自閉症スペクトラムの子どもたちには、様々な「こだわり」があることが多い。洋介の場合は、小学校から中学生まで、これまでで最も長く続いたこだわり行動が「つば遊び」だった。自分のつばを、指ではじいて飛ばしたり、自分の顔に塗りつけたり。他人の顔や髪の毛にも、実に正確なコントロールで命中させるので、街中やお店ではひやひやさせられたものだ。
「壁紙はがし」まで…
外で気を使う分、家の中では放置していたので、気が付くと、天井も壁も、洋介が飛ばしたつばだらけになっていた。「ツバ、ツバ!」と言いながら、叱られてもけらけら笑っていた。時間がたつと、その部分にカビが生えて変色し、それが斑点となって全体に広がって、他人には見せられないようなリビングルームになっていたのだ。さらに、「壁紙はがし」という恐ろしいマイブームにとらわれていた時期もあって……。お客を部屋に上げるのに 躊躇 する状態が20年近く続いたのだ。
当の洋介は、この長く続いた癖を、今ではすっかり忘れたようである。それでも、きれいにした途端にまた汚されるのではないかと思い、お金をかけて壁紙を貼り替える気になるまで、しばらくかかったのだ。
都会のバス通りの真ん中で
思えば、これまで数多くのこだわりとともに成長してきた洋介。3歳頃には、公園の滑り台を、何時間もひたすら滑り続けたことは、以前にも書いた。同じ頃から特に興味を示したのがマンホールのフタだった。街を歩けば、至る所にマンホールがあるわけで、それを目にするたびにしゃがみこんで離れず、「マーク、マーク」と指さすのだった。
なので、買い物に行くにも、道中、時間がかかる。こちらも気長に構えるしかないのだが、油断していると思わぬことも起きる。

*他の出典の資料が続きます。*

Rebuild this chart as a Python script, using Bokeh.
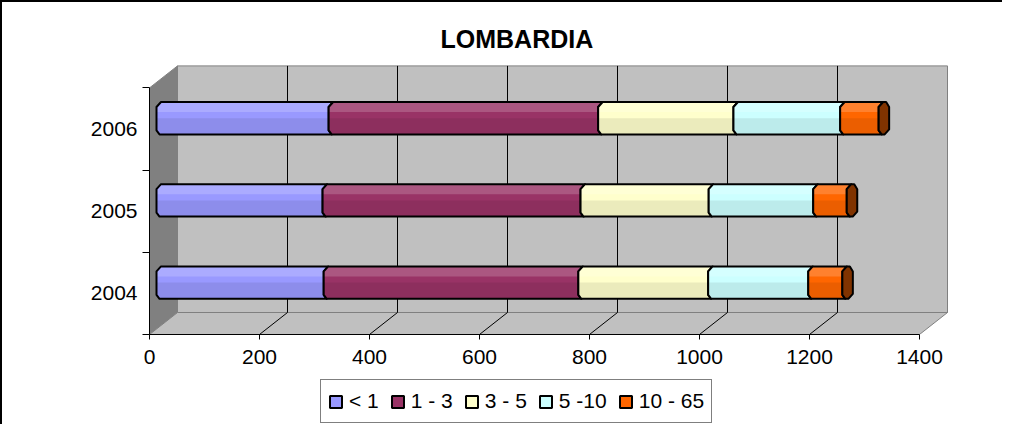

妻の実家に近い東京・世田谷の商店街で、ふと目を離したすきに、洋介がいなくなった。振り返ると、バス通りの真ん中で、一人しゃがみこんでいる子どもの姿が……。魅力的なマンホールのフタを見つけて、一目散で駆け寄っていったのだった。幸い、信号待ちで車は停止していたが、そんなヒヤッとした経験は何度かあった。
今でこそ、マンホールはマニアがいるくらいの人気だが、洋介のこだわりも、意外とマニアに近いところからきているような気もする。